No surprise here, but Right Scoop is reporting that Stephen Paddock, the outwardly normal, reasonably successful man who decided to carry out the worst mass shooting in American history, was on prescription medication for anxiety. Not only no surprise, but in fact I would have been surprised to learn that he hadn’t been on some such emotion-modifying prescription drug. 

Due to various personal relationships with (mostly young) people who are struggling with emotional problems and who are being encouraged to use psychiatric drugs of one sort or another, I have spent a lot of time recently thinking through this issue of our modern world’s obsession with happy pills as the cure-all for life’s hardships and the soul’s confused urges. Having always been opposed on principle to any reliance on such drugs (barring the extreme cases of genuine schizophrenia and perhaps emergency suicide prevention), I have gradually come to the conclusion that the gravest danger they present, both to the individual and to his or her society, is precisely their unavoidable — yes, unavoidable — weakening of moral feelings. 

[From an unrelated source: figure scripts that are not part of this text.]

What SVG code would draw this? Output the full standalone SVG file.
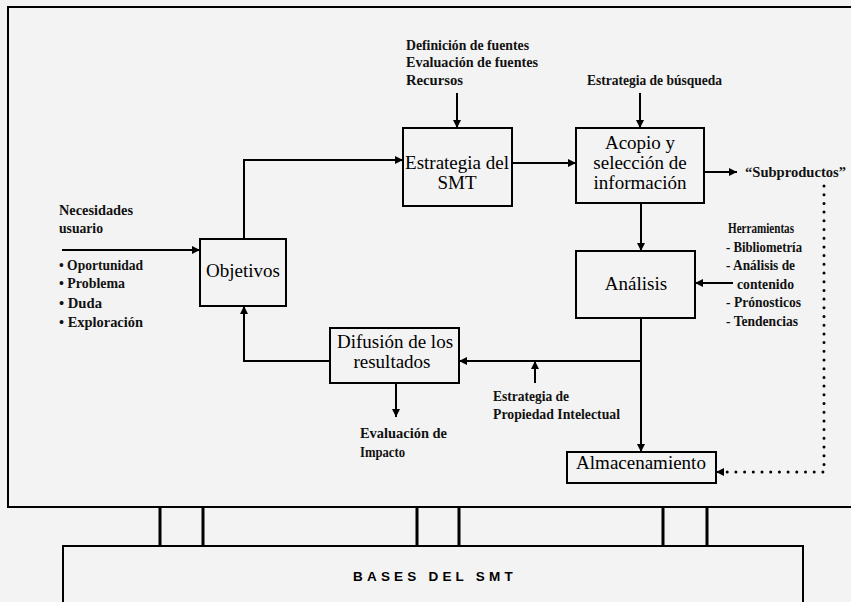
<svg xmlns="http://www.w3.org/2000/svg" width="851" height="602" viewBox="0 0 851 602">
<defs>
<marker id="ah" viewBox="0 0 10 10" refX="10" refY="5" markerWidth="9" markerHeight="8" markerUnits="userSpaceOnUse" orient="auto">
<path d="M0,0 L10,5 L0,10 z" fill="#000"/>
</marker>
</defs>
<style>
.box{fill:none;stroke:#000;stroke-width:2}
.node{font-family:"Liberation Serif",serif;font-size:19px;fill:#000;text-anchor:middle}
.lbl{font-family:"Liberation Serif",serif;font-weight:bold;font-size:15.5px;fill:#111}
.c{fill:none;stroke:#000;stroke-width:2}
.post{stroke:#000;stroke-width:3}
.frame{fill:none;stroke:#000;stroke-width:2}
</style>
<rect x="0" y="0" width="851" height="602" fill="#f3f3f3"/>
<g id="frame">
<path class="frame" d="M851,7 H8 V507 H851"/>
<path class="post" d="M160,507 V547 M203,507 V547 M417,507 V547 M459,507 V547 M663,507 V547 M707,507 V547"/>
<path class="frame" d="M63,604 V546 H803 V604"/>
<text x="353" y="581" font-family="'Liberation Sans',sans-serif" font-weight="bold" font-size="13.5" letter-spacing="4.2" fill="#000">BASES DEL SMT</text>
</g>
<g id="connectors">
<path class="c" d="M62,250 H200" marker-end="url(#ah)"/>
<path class="c" d="M244,239 V160 H403" marker-end="url(#ah)"/>
<path class="c" d="M457,93 V128" marker-end="url(#ah)"/>
<path class="c" d="M512,163 H576" marker-end="url(#ah)"/>
<path class="c" d="M640,93 V128" marker-end="url(#ah)"/>
<path class="c" d="M704,172 H737" marker-end="url(#ah)"/>
<path class="c" d="M641,203 V251" marker-end="url(#ah)"/>
<path class="c" d="M733,283 H695" marker-end="url(#ah)"/>
<path class="c" d="M641,318 V452" marker-end="url(#ah)"/>
<path class="c" d="M641,361 H459" marker-end="url(#ah)"/>
<path class="c" d="M535,383 V361" marker-end="url(#ah)"/>
<path class="c" d="M330,361 H244 V306" marker-end="url(#ah)"/>
<path class="c" d="M396,383 V417" marker-end="url(#ah)"/>
<path d="M824,186 V472 H724" fill="none" stroke="#000" stroke-width="3" stroke-linecap="round" stroke-dasharray="0 8.7"/>
<path class="c" d="M724,472 H716" marker-end="url(#ah)"/>
</g>
<g id="objetivos">
<rect class="box" x="200" y="239" width="86" height="67"/>
<text class="node" x="243" y="277">Objetivos</text>
</g>
<g id="estrategia">
<rect class="box" x="403" y="128" width="109" height="78"/>
<text class="node" x="457" y="169">Estrategia del</text>
<text class="node" x="457" y="189">SMT</text>
</g>
<g id="acopio">
<rect class="box" x="576" y="128" width="128" height="75"/>
<text class="node" x="640" y="149">Acopio y</text>
<text class="node" x="640" y="169">selección de</text>
<text class="node" x="640" y="189">información</text>
</g>
<g id="analisis">
<rect class="box" x="576" y="251" width="119" height="67"/>
<text class="node" x="636" y="290">Análisis</text>
</g>
<g id="difusion">
<rect class="box" x="330" y="328" width="129" height="55"/>
<text class="node" x="395" y="348">Difusión de los</text>
<text class="node" x="392" y="368">resultados</text>
</g>
<g id="almacenamiento">
<rect class="box" x="567" y="452" width="149" height="31"/>
<text class="node" x="641" y="469">Almacenamiento</text>
</g>
<g id="labels">
<text class="lbl" x="406" y="50" textLength="123" lengthAdjust="spacingAndGlyphs">Definición de fuentes</text>
<text class="lbl" x="406" y="67" textLength="132" lengthAdjust="spacingAndGlyphs">Evaluación de fuentes</text>
<text class="lbl" x="406" y="85" textLength="57" lengthAdjust="spacingAndGlyphs">Recursos</text>
<text class="lbl" x="587" y="85" textLength="135" lengthAdjust="spacingAndGlyphs">Estrategia de búsqueda</text>
<text class="lbl" x="745" y="177" textLength="101" lengthAdjust="spacingAndGlyphs">“Subproductos”</text>
<text class="lbl" x="728" y="233" textLength="66" lengthAdjust="spacingAndGlyphs">Herramientas</text>
<text class="lbl" x="726" y="252" textLength="76" lengthAdjust="spacingAndGlyphs">- Bibliometría</text>
<text class="lbl" x="726" y="270" textLength="69" lengthAdjust="spacingAndGlyphs">- Análisis de</text>
<text class="lbl" x="737" y="289" textLength="57" lengthAdjust="spacingAndGlyphs">contenido</text>
<text class="lbl" x="726" y="307" textLength="75" lengthAdjust="spacingAndGlyphs">- Prónosticos</text>
<text class="lbl" x="726" y="326" textLength="72" lengthAdjust="spacingAndGlyphs">- Tendencias</text>
<text class="lbl" x="59" y="215" textLength="74" lengthAdjust="spacingAndGlyphs">Necesidades</text>
<text class="lbl" x="59" y="233" textLength="44" lengthAdjust="spacingAndGlyphs">usuario</text>
<text class="lbl" x="59" y="270" textLength="84" lengthAdjust="spacingAndGlyphs">• Oportunidad</text>
<text class="lbl" x="59" y="288" textLength="66" lengthAdjust="spacingAndGlyphs">• Problema</text>
<text class="lbl" x="59" y="308" textLength="43" lengthAdjust="spacingAndGlyphs">• Duda</text>
<text class="lbl" x="59" y="327" textLength="84" lengthAdjust="spacingAndGlyphs">• Exploración</text>
<text class="lbl" x="493" y="401" textLength="76" lengthAdjust="spacingAndGlyphs">Estrategia de</text>
<text class="lbl" x="493" y="419" textLength="127" lengthAdjust="spacingAndGlyphs">Propiedad Intelectual</text>
<text class="lbl" x="360" y="438" textLength="87" lengthAdjust="spacingAndGlyphs">Evaluación de</text>
<text class="lbl" x="360" y="457" textLength="45" lengthAdjust="spacingAndGlyphs">Impacto</text>
</g>
</svg>
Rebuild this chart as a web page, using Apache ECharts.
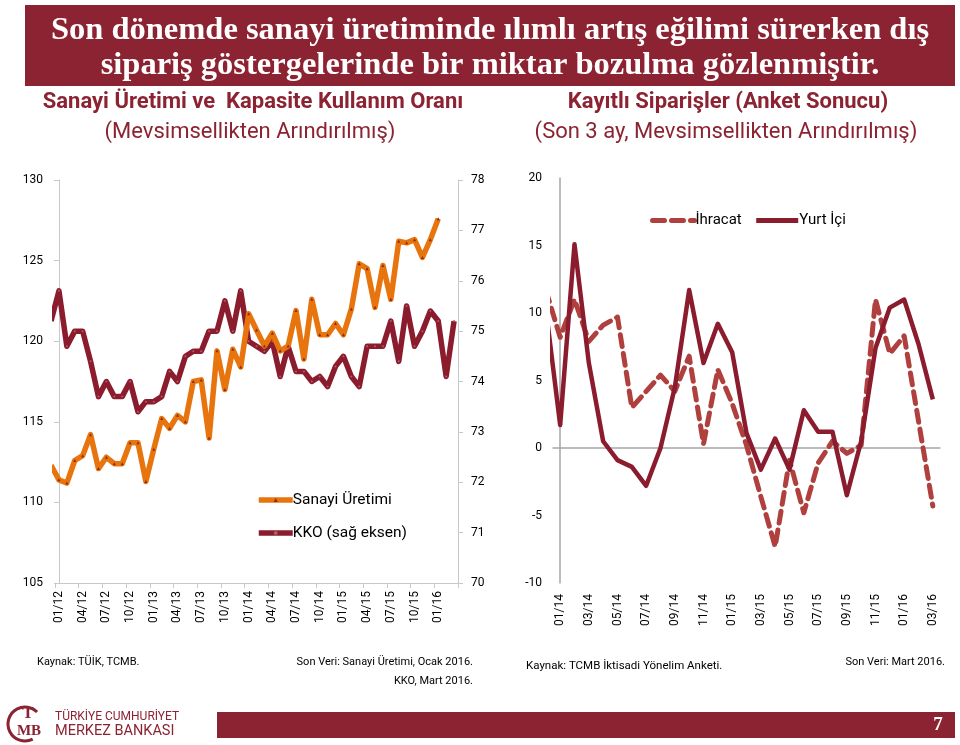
<!DOCTYPE html>
<html><head><meta charset="utf-8">
<script src="https://cdn.jsdelivr.net/npm/echarts@6/dist/echarts.min.js"></script>
<style>html,body{margin:0;padding:0;background:#fff}#c{width:960px;height:745px}</style>
</head><body><div id="c"></div>
<script>
// ---- Left chart: Sanayi Üretimi (left axis) & KKO (right axis) ----
const months1 = ['01/12','02/12','03/12','04/12','05/12','06/12','07/12','08/12','09/12','10/12','11/12','12/12',
 '01/13','02/13','03/13','04/13','05/13','06/13','07/13','08/13','09/13','10/13','11/13','12/13',
 '01/14','02/14','03/14','04/14','05/14','06/14','07/14','08/14','09/14','10/14','11/14','12/14',
 '01/15','02/15','03/15','04/15','05/15','06/15','07/15','08/15','09/15','10/15','11/15','12/15',
 '01/16','02/16','03/16'];
const sanayi = [111.4,111.2,112.6,112.9,114.2,112.1,112.8,112.4,112.4,113.7,113.7,111.3,
 113.3,115.2,114.6,115.4,115.0,117.5,117.6,114.0,119.4,117.0,119.5,118.4,
 121.7,120.7,119.7,120.5,119.4,119.7,121.9,118.9,122.6,120.4,120.4,121.1,
 120.4,122.0,124.8,124.5,122.1,124.7,122.6,126.2,126.1,126.3,125.2,126.3,
 127.6];
const kko = [75.8,74.7,75.0,75.0,74.4,73.7,74.0,73.7,73.7,74.0,73.4,73.6,
 73.6,73.7,74.2,74.0,74.5,74.6,74.6,75.0,75.0,75.6,75.0,75.8,
 74.8,74.7,74.6,74.8,74.1,74.7,74.2,74.2,74.0,74.1,73.9,74.3,
 74.5,74.1,73.9,74.7,74.7,74.7,75.2,74.4,75.5,74.7,75.0,75.4,
 75.2,74.1,75.2];
// values of the month before the first category (12/11), clipped at the plot edge
const sanayiPrev = 112.3;
const kkoPrev = 75.2;

// ---- Right chart: Kayıtlı Siparişler ----
const months2 = ['01/14','02/14','03/14','04/14','05/14','06/14','07/14','08/14','09/14','10/14','11/14','12/14',
 '01/15','02/15','03/15','04/15','05/15','06/15','07/15','08/15','09/15','10/15','11/15','12/15',
 '01/16','02/16','03/16'];
const ihracat = [8.2,11.0,7.9,9.1,9.7,3.0,4.2,5.4,4.2,6.8,0.3,5.8,
 3.3,0.2,-3.6,-7.3,-0.9,-4.8,-1.1,0.5,-0.4,0.2,11.0,7.0,
 8.3,2.0,-4.3];
const yurtIci = [1.7,15.1,6.3,0.5,-0.9,-1.4,-2.8,0.0,4.5,11.7,6.3,9.2,
 7.1,1.1,-1.6,0.7,-1.6,2.8,1.2,1.2,-3.5,0.5,7.4,10.4,
 11.0,7.7,3.6];
// values of 12/13, clipped at the plot edge
const ihracatPrev = 11.7;
const yurtIciPrev = 10.3;

const RED = '#8C2332';
const FONT = "Roboto, 'Noto Sans', sans-serif";

function withPrev(prev, arr){ return [[-1, prev]].concat(arr.map((v,i)=>[i,v])); }

const chart = echarts.init(document.getElementById('c'), null, {renderer:'canvas'});
const lblStyle = {color:'#000', fontSize:12, fontFamily:FONT};
const option = {
  animation:false,
  backgroundColor:'#fff',
  grid:[
    {left:55, top:180, width:403, height:403},
    {left:553, top:178, width:387, height:405}
  ],
  xAxis:[
    {type:'category', gridIndex:0, data:months1, boundaryGap:true, position:'bottom',
     axisLine:{lineStyle:{color:'#C8C8C8', width:1}},
     axisTick:{show:true, interval:2, length:5, lineStyle:{color:'#C8C8C8'}},
     axisLabel:Object.assign({interval:2, rotate:90, margin:8}, lblStyle),
     splitLine:{show:false}},
    {type:'value', gridIndex:0, min:-0.5, max:months1.length-0.5, show:false},
    {type:'category', gridIndex:1, data:months2, boundaryGap:true, position:'bottom',
     axisLine:{show:false, onZero:false}, axisTick:{show:false},
     axisLabel:Object.assign({interval:1, rotate:90, margin:11}, lblStyle),
     splitLine:{show:false}},
    {type:'value', gridIndex:1, min:-0.5, max:months2.length-0.5, position:'bottom',
     axisLine:{show:true, onZero:true, lineStyle:{color:'#A6A6A6', width:1.5}},
     axisTick:{show:false}, axisLabel:{show:false}, splitLine:{show:false}}
  ],
  yAxis:[
    {type:'value', gridIndex:0, min:105, max:130, interval:5,
     axisLine:{show:true, lineStyle:{color:'#C8C8C8'}},
     axisTick:{show:true, length:5, lineStyle:{color:'#C8C8C8'}},
     axisLabel:Object.assign({margin:12}, lblStyle), splitLine:{show:false}},
    {type:'value', gridIndex:0, position:'right', min:70, max:78, interval:1,
     axisLine:{show:true, lineStyle:{color:'#C8C8C8'}},
     axisTick:{show:true, length:5, lineStyle:{color:'#C8C8C8'}},
     axisLabel:Object.assign({margin:13}, lblStyle), splitLine:{show:false}},
    {type:'value', gridIndex:1, min:-10, max:20, interval:5,
     axisLine:{show:true, lineStyle:{color:'#A6A6A6', width:1.5}},
     axisTick:{show:false},
     axisLabel:Object.assign({margin:11}, lblStyle), splitLine:{show:false}}
  ],
  legend:[
    {orient:'vertical', left:251, top:487, itemWidth:34, itemHeight:5, itemGap:17,
     lineStyle:{width:5.5},
     data:['Sanayi Üretimi','KKO (sağ eksen)'],
     textStyle:{fontSize:15.5, color:'#000', fontFamily:FONT, padding:[0,0,0,-5]}},
    {orient:'horizontal', left:645, top:208, itemWidth:42, itemHeight:10, itemGap:12,
     lineStyle:{width:5},
     data:[{name:'İhracat', itemStyle:{opacity:0}}, {name:'Yurt İçi', itemStyle:{opacity:0}}],
     textStyle:{fontSize:15, color:'#000', fontFamily:FONT, padding:[0,0,0,-4]}}
  ],
  series:[
    {name:'KKO (sağ eksen)', type:'line', xAxisIndex:1, yAxisIndex:1,
     data:withPrev(kkoPrev, kko), symbol:'circle', symbolSize:2,
     itemStyle:{color:'#B35A68'},
     lineStyle:{color:'#8B1C2E', width:5.5, join:'round'}, z:2},
    {name:'Sanayi Üretimi', type:'line', xAxisIndex:1, yAxisIndex:0,
     data:withPrev(sanayiPrev, sanayi), symbol:'triangle', symbolSize:3,
     itemStyle:{color:'#8A2A10'},
     lineStyle:{color:'#E8740E', width:5.5, join:'round'}, z:3},
    {name:'İhracat', type:'line', xAxisIndex:3, yAxisIndex:2,
     data:withPrev(ihracatPrev, ihracat), symbol:'none',
     itemStyle:{color:'#B0403E'},
     lineStyle:{color:'#B0403E', width:5, type:[12,7], cap:'round', join:'round'}, z:2},
    {name:'Yurt İçi', type:'line', xAxisIndex:3, yAxisIndex:2,
     data:withPrev(yurtIciPrev, yurtIci), symbol:'none',
     itemStyle:{color:'#8B1C2E'},
     lineStyle:{color:'#8B1C2E', width:4.5, join:'round'}, z:3}
  ],
  graphic:[
    {type:'rect', shape:{x:25, y:5, width:930, height:81}, style:{fill:RED}, z:10},
    {type:'text', x:490, y:31, z:11,
     style:{text:'Son dönemde sanayi üretiminde ılımlı artış eğilimi sürerken dış', fill:'#fff',
            align:'center', verticalAlign:'middle', font:"bold 32.5px 'Liberation Serif', serif"}},
    {type:'text', x:490, y:66, z:11,
     style:{text:'sipariş göstergelerinde bir miktar bozulma gözlenmiştir.', fill:'#fff',
            align:'center', verticalAlign:'middle', font:"bold 32.5px 'Liberation Serif', serif"}},
    {type:'text', x:253, y:102, z:11,
     style:{text:'Sanayi Üretimi ve  Kapasite Kullanım Oranı', fill:RED, align:'center', verticalAlign:'middle',
            font:"bold 22px " + FONT}},
    {type:'text', x:250, y:132, z:11,
     style:{text:'(Mevsimsellikten Arındırılmış)', fill:RED, align:'center', verticalAlign:'middle',
            font:"22px " + FONT}},
    {type:'text', x:728, y:102, z:11,
     style:{text:'Kayıtlı Siparişler (Anket Sonucu)', fill:RED, align:'center', verticalAlign:'middle',
            font:"bold 22px " + FONT}},
    {type:'text', x:726, y:132, z:11,
     style:{text:'(Son 3 ay, Mevsimsellikten Arındırılmış)', fill:RED, align:'center', verticalAlign:'middle',
            font:"22px " + FONT}},
    {type:'text', x:37, y:662, z:11,
     style:{text:'Kaynak: TÜİK, TCMB.', fill:'#000', verticalAlign:'middle', font:"11px " + FONT}},
    {type:'text', x:473, y:662, z:11,
     style:{text:'Son Veri: Sanayi Üretimi, Ocak 2016.', fill:'#000', align:'right', verticalAlign:'middle', font:"11px " + FONT}},
    {type:'text', x:473, y:681, z:11,
     style:{text:'KKO, Mart 2016.', fill:'#000', align:'right', verticalAlign:'middle', font:"11px " + FONT}},
    {type:'text', x:526, y:666, z:11,
     style:{text:'Kaynak: TCMB İktisadi Yönelim Anketi.', fill:'#000', verticalAlign:'middle', font:"11.5px " + FONT}},
    {type:'text', x:945, y:662, z:11,
     style:{text:'Son Veri: Mart 2016.', fill:'#000', align:'right', verticalAlign:'middle', font:"11px " + FONT}},
    {type:'rect', shape:{x:217, y:712, width:738, height:26}, style:{fill:RED}, z:10},
    {type:'text', x:938, y:725, z:11,
     style:{text:'7', fill:'#fff', align:'center', verticalAlign:'middle', font:"bold 19px 'Liberation Serif', serif"}},
    {type:'arc', shape:{cx:25, cy:724, r:17, startAngle:1.1, endAngle:5.5}, style:{stroke:RED, lineWidth:3, fill:null}, z:11},
    {type:'text', x:28, y:714, z:11,
     style:{text:'T', fill:RED, align:'center', verticalAlign:'middle', font:"bold 17px 'Liberation Serif', serif"}},
    {type:'text', x:29, y:731, z:11,
     style:{text:'MB', fill:RED, align:'center', verticalAlign:'middle', font:"bold 15px 'Liberation Serif', serif"}},
    {type:'text', x:55, y:717, z:11,
     style:{text:'TÜRKİYE CUMHURİYET', fill:RED, verticalAlign:'middle', font:"12px " + FONT}},
    {type:'text', x:55, y:731, z:11,
     style:{text:'MERKEZ BANKASI', fill:RED, verticalAlign:'middle', font:"14.5px " + FONT}}
  ]
};
chart.setOption(option);
</script>
</body></html>
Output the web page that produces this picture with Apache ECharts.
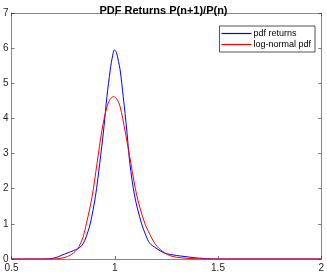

My reasons for this conclusion are immersed in my theoretical views on the nature and development of moral character, and the indispensability of full emotional self-awareness in both the growth and the demonstration of that character. To make a long story short for the time being — I’ll have much more to say about this in the days ahead — artificially dulling the feelings in the name of “reducing anxiety” or “overcoming depression” necessarily entails dulling the capacity for natural emotional responses of all types, including and especially those required for proper moral judgment and self-restraint.

Would Paddock have stopped himself short of committing this well-planned atrocity if he hadn’t been on psych meds? We’ll never know, and should never presume to know, but there seems to be strong evidence, both from research and from moral philosophy, for at least raising the possibility. This is not intended to excuse his crime, or to lay blame on anyone else — the responsibility for his destructive act rests entirely on Paddock himself — but it does afford us a much-needed opportunity to reopen a discussion that has been allowed to drift into the background as the medical profession practically force-feeds mind-altering drugs to young people, from elementary school to university, on a routine basis. 

“Forgive them, for they know not what they do,” is a noble sentiment to be sure. But it cannot be used as an excuse for refusing to ask hard questions. Isn’t it time that we, as a civilization, got serious about finding out what we are doing to our minds in the name of quick-fix psychiatric care, so that, if it is ultimately harmful, we may stop doing it?